## Stated goal:
For this exercise, output only the lines between the "Give me the Chart.js source for this chart." line and the "const puntos = ys" line, both of them included, and skip all pictures.

## Charts and diagrams as code:
________________________________________
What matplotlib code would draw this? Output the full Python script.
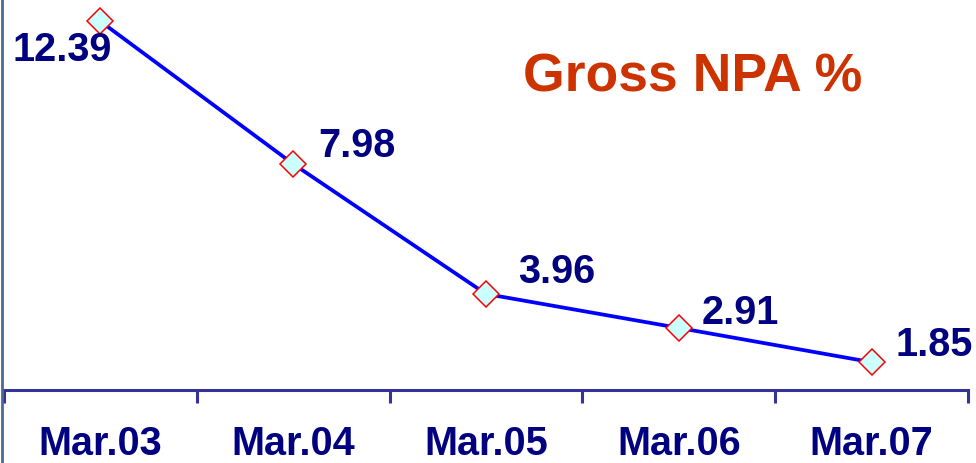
import matplotlib
matplotlib.use("Agg")
import matplotlib.pyplot as plt
from matplotlib.lines import Line2D

categories = ["Mar.03", "Mar.04", "Mar.05", "Mar.06", "Mar.07"]
gross_npa = [12.39, 7.98, 3.96, 2.91, 1.85]
value_labels = ["12.39", "7.98", "3.96", "2.91", "1.85"]
title_text = "Gross NPA %"

# label centre offsets in pixels (layout only)
label_offsets = [(-38, -28), (64, 19), (71, 23), (62, 16), (63, 18)]

plt.rcParams['font.family'] = ['Liberation Sans', 'DejaVu Sans']

fig = plt.figure(figsize=(9.76, 4.64), dpi=100)
ax = fig.add_axes([4 / 976, (464 - 390.7) / 464, 964 / 976, 390.7 / 464])

x = list(range(len(categories)))
ax.plot(x, gross_npa, color="#0000ff", lw=2.7, marker="D", markersize=13.5,
        markerfacecolor="#ccffff", markeredgecolor="#ff0000", markeredgewidth=1.1,
        zorder=3, clip_on=False)

for xi, v, lab, off in zip(x, gross_npa, value_labels, label_offsets):
    ax.annotate(lab, (xi, v), xytext=off, textcoords="offset pixels",
                ha="center", va="center", fontsize=28.5, fontweight="bold",
                color="#000080")

ax.set_xlim(-0.5, len(categories) - 0.5)
ax.set_ylim(1.0, 13.08)

for s in ["top", "right", "left"]:
    ax.spines[s].set_visible(False)
ax.spines["bottom"].set_color("#333399")
ax.spines["bottom"].set_linewidth(2.2)

ax.set_yticks([])
ax.set_xticks([i - 0.5 for i in range(len(categories) + 1)], minor=False)
ax.set_xticklabels([])
ax.tick_params(axis="x", which="major", direction="out", length=9, width=2.2,
               color="#333399")
ax.set_xticks(x, minor=True)
ax.set_xticklabels(categories, minor=True)
ax.tick_params(axis="x", which="minor", length=0, pad=25, labelsize=28.5,
               labelcolor="#000080")
for t in ax.get_xticklabels(minor=True):
    t.set_fontweight("bold")

fig.text(693 / 976, 1 - 77 / 464, title_text, ha="center", va="center",
         fontsize=38.5, fontweight="bold", color="#cc3300")

fig.add_artist(Line2D([2 / 976, 2 / 976], [0, 1], transform=fig.transFigure,
                      color="#4a6a8f", lw=2))

fig.savefig("out.png", dpi=100)
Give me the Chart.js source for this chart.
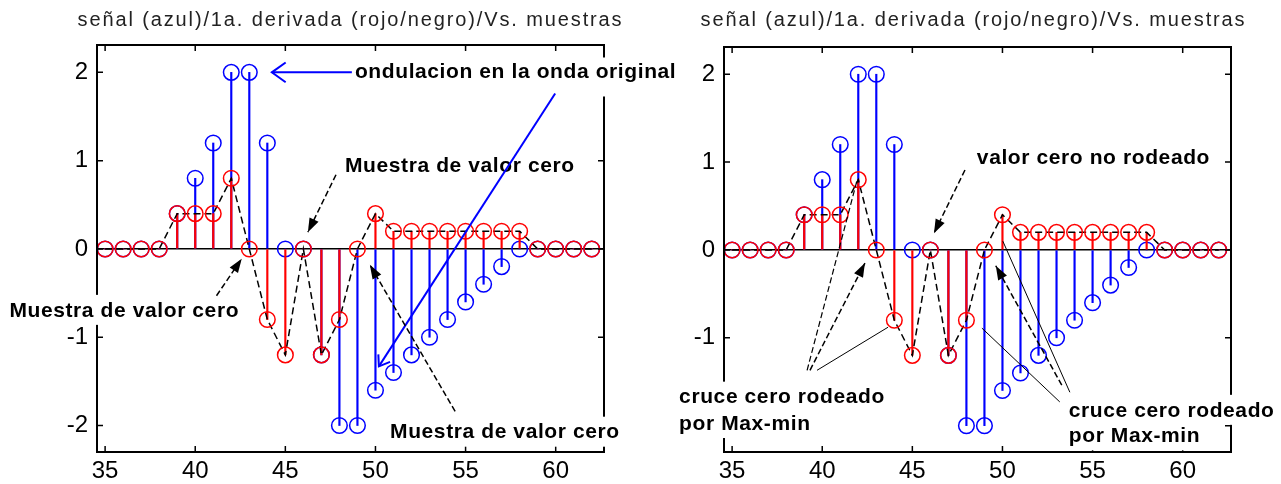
<!DOCTYPE html>
<html>
<head>
<meta charset="utf-8">
<script src="https://cdn.jsdelivr.net/npm/chart.js@4"></script>
<style>
  html, body { margin: 0; padding: 0; background: #fff; }
  #wrap { position: relative; width: 1281px; height: 484px; overflow: hidden; }
  #izq { position: absolute; left: 0; top: 0; }
  #der { position: absolute; left: 640px; top: 0; }
</style>
</head>
<body>
<div id="wrap">
  <canvas id="izq" width="700" height="484"></canvas>
  <canvas id="der" width="641" height="484"></canvas>
</div>
<script>
// muestras y valores de la señal y de su primera derivada
const muestras = [35, 36, 37, 38, 39, 40, 41, 42, 43, 44, 45, 46, 47, 48,
                  49, 50, 51, 52, 53, 54, 55, 56, 57, 58, 59, 60, 61, 62];
const senal = [0, 0, 0, 0, 0.4, 0.8, 1.2, 2, 2, 1.2, 0, 0, -1.2, -2,
               -2, -1.6, -1.4, -1.2, -1.0, -0.8, -0.6, -0.4, -0.2, 0, 0, 0, 0, 0];
const derivada = [0, 0, 0, 0, 0.4, 0.4, 0.4, 0.8, 0, -0.8, -1.2, 0, -1.2, -0.8,
                  0, 0.4, 0.2, 0.2, 0.2, 0.2, 0.2, 0.2, 0.2, 0.2, 0, 0, 0, 0];
const ticksX = [35, 40, 45, 50, 55, 60];
const ticksY = [-2, -1, 0, 1, 2];
const titulo = 'señal (azul)/1a. derivada (rojo/negro)/Vs. muestras';

const AZUL = '#0000ff';
const ROJO = '#ff0000';
const FUENTE = '"Liberation Sans", Arial, sans-serif';

const puntos = ys => muestras.map((x, i) => ({ x: x, y: ys[i] }));

function flecha(ctx, x1, y1, x2, y2, f) {
  ctx.save();
  ctx.strokeStyle = f.color || '#000';
  ctx.fillStyle = f.color || '#000';
  ctx.lineWidth = f.ancho || 1.5;
  ctx.setLineDash(f.guiones || []);
  ctx.beginPath();
  ctx.moveTo(x1, y1);
  ctx.lineTo(x2, y2);
  ctx.stroke();
  ctx.setLineDash([]);
  const ang = Math.atan2(y2 - y1, x2 - x1);
  if (f.punta === 'llena') {
    const L = 14, W = 5;
    ctx.beginPath();
    ctx.moveTo(x2, y2);
    ctx.lineTo(x2 - L * Math.cos(ang) + W * Math.sin(ang), y2 - L * Math.sin(ang) - W * Math.cos(ang));
    ctx.lineTo(x2 - L * Math.cos(ang) - W * Math.sin(ang), y2 - L * Math.sin(ang) + W * Math.cos(ang));
    ctx.closePath();
    ctx.fill();
  } else if (f.punta === 'abierta') {
    const L = f.largo || 13, d = 0.62;
    ctx.beginPath();
    ctx.moveTo(x2 - L * Math.cos(ang - d), y2 - L * Math.sin(ang - d));
    ctx.lineTo(x2, y2);
    ctx.lineTo(x2 - L * Math.cos(ang + d), y2 - L * Math.sin(ang + d));
    ctx.stroke();
  }
  ctx.restore();
}

// caja de ejes estilo matlab, titulo y anotaciones
function marco(notas) {
  return {
    id: 'marco',
    afterDraw(chart) {
      const ctx = chart.ctx, a = chart.chartArea;
      const sx = chart.scales.x, sy = chart.scales.y;
      const px = v => sx.getPixelForValue(v);
      const py = v => sy.getPixelForValue(v);
      ctx.save();
      ctx.strokeStyle = '#000';
      ctx.lineWidth = 2;
      ctx.strokeRect(a.left, a.top, a.right - a.left, a.bottom - a.top);
      ctx.lineWidth = 1.5;
      ctx.beginPath();
      ticksX.forEach(v => {
        const x = px(v);
        ctx.moveTo(x, a.top); ctx.lineTo(x, a.top + 6);
        ctx.moveTo(x, a.bottom); ctx.lineTo(x, a.bottom - 6);
      });
      ticksY.forEach(v => {
        const y = py(v);
        ctx.moveTo(a.left, y); ctx.lineTo(a.left + 6, y);
        ctx.moveTo(a.right, y); ctx.lineTo(a.right - 6, y);
      });
      ctx.stroke();

      // titulo
      ctx.font = '20px ' + FUENTE;
      ctx.fillStyle = '#222';
      ctx.textAlign = 'center';
      ctx.textBaseline = 'middle';
      if ('letterSpacing' in ctx) {
        ctx.letterSpacing = '0px';
        const w = ctx.measureText(titulo).width;
        ctx.letterSpacing = Math.max(0, (546 - w) / titulo.length) + 'px';
      }
      ctx.fillText(titulo, (a.left + a.right) / 2 + notas.dxTitulo, 20);

      // textos con fondo blanco
      ctx.font = 'bold 21px ' + FUENTE;
      ctx.textAlign = 'left';
      if ('letterSpacing' in ctx) ctx.letterSpacing = '0.6px';
      notas.textos.forEach(n => {
        const x = px(n.x), y = py(n.y);
        const w = ctx.measureText(n.t).width;
        const c = n.caja || [15, 15];
        ctx.fillStyle = '#fff';
        ctx.fillRect(x - 3, y - c[0], w + 6, c[0] + c[1]);
        ctx.fillStyle = '#000';
        ctx.fillText(n.t, x, y + 1);
      });

      notas.flechas.forEach(f => flecha(ctx, px(f.de[0]), py(f.de[1]), px(f.a[0]), py(f.a[1]), f));
      ctx.restore();
    }
  };
}

function panel(id, lay, notas) {
  return new Chart(document.getElementById(id), {
    type: 'scatter',
    data: {
      datasets: [
        { type: 'scatter', data: puntos(derivada), pointStyle: 'circle', pointRadius: 7.8,
          borderColor: ROJO, backgroundColor: 'rgba(0,0,0,0)', pointBorderWidth: 1.5, order: 0 },
        { type: 'line', data: puntos(derivada), borderColor: '#000', borderWidth: 1.5,
          borderDash: [7, 4], pointRadius: 0, tension: 0, order: 1 },
        { type: 'bar', data: puntos(derivada), backgroundColor: ROJO, barThickness: 1.5,
          grouped: false, order: 2 },
        { type: 'scatter', data: puntos(senal), pointStyle: 'circle', pointRadius: 7.8,
          borderColor: AZUL, backgroundColor: 'rgba(0,0,0,0)', pointBorderWidth: 1.5, order: 3 },
        { type: 'bar', data: puntos(senal), backgroundColor: AZUL, barThickness: 1.5,
          grouped: false, order: 4 }
      ]
    },
    options: {
      responsive: false,
      animation: false,
      devicePixelRatio: 1,
      layout: { padding: { top: lay.arriba, right: lay.derecha, left: 0, bottom: 0 } },
      plugins: { legend: { display: false }, tooltip: { enabled: false }, title: { display: false } },
      scales: {
        x: {
          type: 'linear', min: 34.55, max: 62.68, offset: false,
          afterBuildTicks: s => { s.ticks = ticksX.map(v => ({ value: v })); },
          afterFit: s => { s.height = lay.abajo; },
          grid: { display: false, drawTicks: false },
          border: { display: false },
          ticks: { font: { family: FUENTE, size: 24 }, color: '#000', padding: 5,
                   maxRotation: 0, autoSkip: false }
        },
        y: {
          type: 'linear', min: -2.30, max: 2.31,
          afterBuildTicks: s => { s.ticks = ticksY.map(v => ({ value: v })); },
          afterFit: s => { s.width = lay.izquierda; },
          grid: { drawTicks: false, lineWidth: 1.5,
                  color: c => (c.tick && c.tick.value === 0) ? '#000' : 'rgba(0,0,0,0)' },
          border: { display: false },
          ticks: { font: { family: FUENTE, size: 24 }, color: '#000', padding: 9 }
        }
      }
    },
    plugins: [marco(notas)]
  });
}

panel('izq', { arriba: 45, derecha: 96, izquierda: 97, abajo: 32 }, {
  dxTitulo: 0,
  textos: [
    { t: 'ondulacion en la onda original', x: 48.86, y: 2.01, caja: [14, 25] },
    { t: 'Muestra de valor cero', x: 48.31, y: 0.95 },
    { t: 'Muestra de valor cero', x: 29.69, y: -0.69 },
    { t: 'Muestra de valor cero', x: 50.81, y: -2.07 }
  ],
  flechas: [
    { de: [48.69, 2.0], a: [44.25, 2.0], color: AZUL, ancho: 2, punta: 'abierta', largo: 17 },
    { de: [59.97, 1.76], a: [50.19, -1.33], color: AZUL, ancho: 2, punta: 'abierta', largo: 12 },
    { de: [47.81, 0.84], a: [46.25, 0.19], guiones: [6, 3], punta: 'llena' },
    { de: [41.18, -0.53], a: [42.58, -0.11], guiones: [6, 3], punta: 'llena' },
    { de: [54.42, -1.84], a: [49.69, -0.18], guiones: [6, 3], punta: 'llena' }
  ]
});

panel('der', { arriba: 47, derecha: 50, izquierda: 84, abajo: 32 }, {
  dxTitulo: -4,
  textos: [
    { t: 'valor cero no rodeado', x: 48.58, y: 1.06 },
    { t: 'cruce cero rodeado', x: 32.06, y: -1.67 },
    { t: 'por Max-min', x: 32.06, y: -1.97 },
    { t: 'cruce cero rodeado', x: 53.68, y: -1.82 },
    { t: 'por Max-min', x: 53.68, y: -2.11 }
  ],
  flechas: [
    { de: [47.92, 0.91], a: [46.2, 0.19], guiones: [6, 3], punta: 'llena' },
    { de: [39.16, -1.37], a: [41.93, 0.79], guiones: [6, 3], ancho: 1.2 },
    { de: [39.32, -1.37], a: [42.37, -0.15], guiones: [6, 3], punta: 'llena' },
    { de: [39.71, -1.37], a: [43.65, -0.88], ancho: 1 },
    { de: [53.74, -1.62], a: [50.02, 0.10], ancho: 1 },
    { de: [53.29, -1.54], a: [49.63, -0.18], guiones: [6, 3], punta: 'llena' },
    { de: [53.18, -1.73], a: [48.86, -0.89], ancho: 1 }
  ]
});
</script>
</body>
</html>
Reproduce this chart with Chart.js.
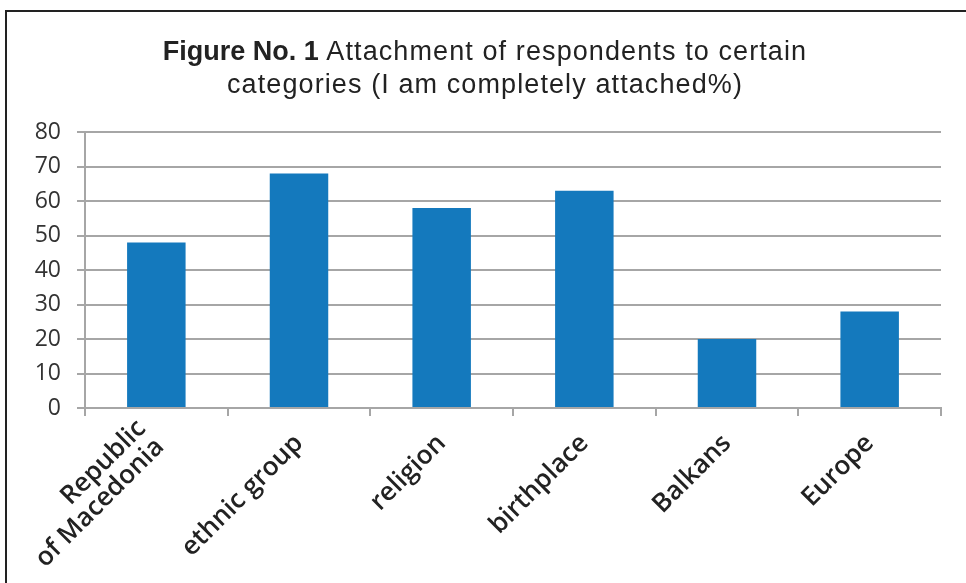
<!DOCTYPE html>
<html>
<head>
<meta charset="utf-8">
<script src="https://cdn.jsdelivr.net/npm/chart.js@4.4.1/dist/chart.umd.min.js"></script>
<style>
  html, body { margin: 0; padding: 0; background: #fff; }
  #wrap { position: relative; width: 966px; height: 583px; }
</style>
</head>
<body>
<div id="wrap"><canvas id="attachChart" width="966" height="583"></canvas></div>
<script>
var categories = [["Republic", "of Macedonia"], "ethnic group", "religion", "birthplace", "Balkans", "Europe"];
var attachedPct = [48, 68, 58, 63, 20, 28];
var yTicks = [0, 10, 20, 30, 40, 50, 60, 70, 80];

var barColor = "#1479bd";
var gridColor = "#a6a6a6";

// frame lines and the two-part title (bold lead + regular text)
var titlePlugin = {
  id: "figTitle",
  beforeDraw: function(chart) {
    var ctx = chart.ctx;
    ctx.save();
    ctx.fillStyle = "#fff";
    ctx.fillRect(0, 0, chart.width, chart.height);
    ctx.strokeStyle = "#222";
    ctx.lineWidth = 2;
    ctx.beginPath();
    ctx.moveTo(6, chart.height);
    ctx.lineTo(6, 11);
    ctx.lineTo(chart.width, 11);
    ctx.stroke();
    ctx.restore();

    // pull two-line category labels up a little so they sit around the tick
    var items = chart.scales.x.getLabelItems();
    items.forEach(function(it) {
      if (Array.isArray(it.label) && it.label.length > 1) {
        it.textOffset = -it.font.lineHeight * 0.3;
      }
    });
  },
  afterDraw: function(chart) {
    var ctx = chart.ctx;
    var cx = 485;
    var fam = "'Liberation Sans', Arial, sans-serif";
    ctx.save();
    ctx.fillStyle = "#222";
    ctx.textBaseline = "alphabetic";
    ctx.textAlign = "left";
    var boldPart = "Figure No. 1 ";
    var restPart = "Attachment of respondents to certain";
    ctx.font = "bold 27px " + fam;
    ctx.letterSpacing = "0px";
    var w1 = ctx.measureText(boldPart).width;
    ctx.font = "27px " + fam;
    ctx.letterSpacing = "1.1px";
    var w2 = ctx.measureText(restPart).width;
    var x0 = cx - (w1 + w2) / 2;
    ctx.font = "bold 27px " + fam;
    ctx.letterSpacing = "0px";
    ctx.fillText(boldPart, x0, 60);
    ctx.font = "27px " + fam;
    ctx.letterSpacing = "1.1px";
    ctx.fillText(restPart, x0 + w1, 60);
    var line2 = "categories (I am completely attached%)";
    var w3 = ctx.measureText(line2).width;
    ctx.fillText(line2, cx - w3 / 2, 93);
    ctx.restore();
  }
};

new Chart("attachChart", {
  type: "bar",
  data: {
    labels: categories,
    datasets: [{
      data: attachedPct,
      backgroundColor: barColor,
      categoryPercentage: 1,
      barPercentage: 0.41
    }]
  },
  options: {
    responsive: false,
    animation: false,
    layout: {
      padding: { top: 132, right: 25, left: 0, bottom: 0 }
    },
    plugins: {
      legend: { display: false },
      tooltip: { enabled: false }
    },
    scales: {
      x: {
        grid: {
          drawOnChartArea: false,
          drawTicks: true,
          tickLength: 8,
          color: gridColor,
          lineWidth: 2
        },
        border: { color: gridColor, width: 2 },
        ticks: {
          color: "#222",
          font: { family: "'Open Sans'", size: 26, weight: 600, lineHeight: 1.0 },
          minRotation: 45,
          maxRotation: 45,
          padding: 14
        },
        afterFit: function(scale) { scale.height = 175; }
      },
      y: {
        min: 0,
        max: 80,
        afterBuildTicks: function(scale) {
          scale.ticks = yTicks.map(function(v) { return { value: v }; });
        },
        grid: {
          color: gridColor,
          lineWidth: 2,
          tickLength: 8
        },
        border: { color: gridColor, width: 2 },
        ticks: {
          color: "#333",
          font: { family: "'Open Sans'", size: 23 },
          padding: 16
        },
        afterFit: function(scale) { scale.width = 85; }
      }
    }
  },
  plugins: [titlePlugin]
});
</script>
</body>
</html>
________________________________________
## Solution below:
Give me the Chart.js source for this chart.
<!DOCTYPE html>
<html>
<head>
<meta charset="utf-8">
<script src="https://cdn.jsdelivr.net/npm/chart.js@4"></script>
<style>
  html, body { margin: 0; padding: 0; background: #fff; }
  #wrap { position: relative; width: 1281px; height: 484px; overflow: hidden; }
  #izq { position: absolute; left: 0; top: 0; }
  #der { position: absolute; left: 640px; top: 0; }
</style>
</head>
<body>
<div id="wrap">
  <canvas id="izq" width="700" height="484"></canvas>
  <canvas id="der" width="641" height="484"></canvas>
</div>
<script>
// muestras y valores de la señal y de su primera derivada
const muestras = [35, 36, 37, 38, 39, 40, 41, 42, 43, 44, 45, 46, 47, 48,
                  49, 50, 51, 52, 53, 54, 55, 56, 57, 58, 59, 60, 61, 62];
const senal = [0, 0, 0, 0, 0.4, 0.8, 1.2, 2, 2, 1.2, 0, 0, -1.2, -2,
               -2, -1.6, -1.4, -1.2, -1.0, -0.8, -0.6, -0.4, -0.2, 0, 0, 0, 0, 0];
const derivada = [0, 0, 0, 0, 0.4, 0.4, 0.4, 0.8, 0, -0.8, -1.2, 0, -1.2, -0.8,
                  0, 0.4, 0.2, 0.2, 0.2, 0.2, 0.2, 0.2, 0.2, 0.2, 0, 0, 0, 0];
const ticksX = [35, 40, 45, 50, 55, 60];
const ticksY = [-2, -1, 0, 1, 2];
const titulo = 'señal (azul)/1a. derivada (rojo/negro)/Vs. muestras';

const AZUL = '#0000ff';
const ROJO = '#ff0000';
const FUENTE = '"Liberation Sans", Arial, sans-serif';

const puntos = ys => muestras.map((x, i) => ({ x: x, y: ys[i] }));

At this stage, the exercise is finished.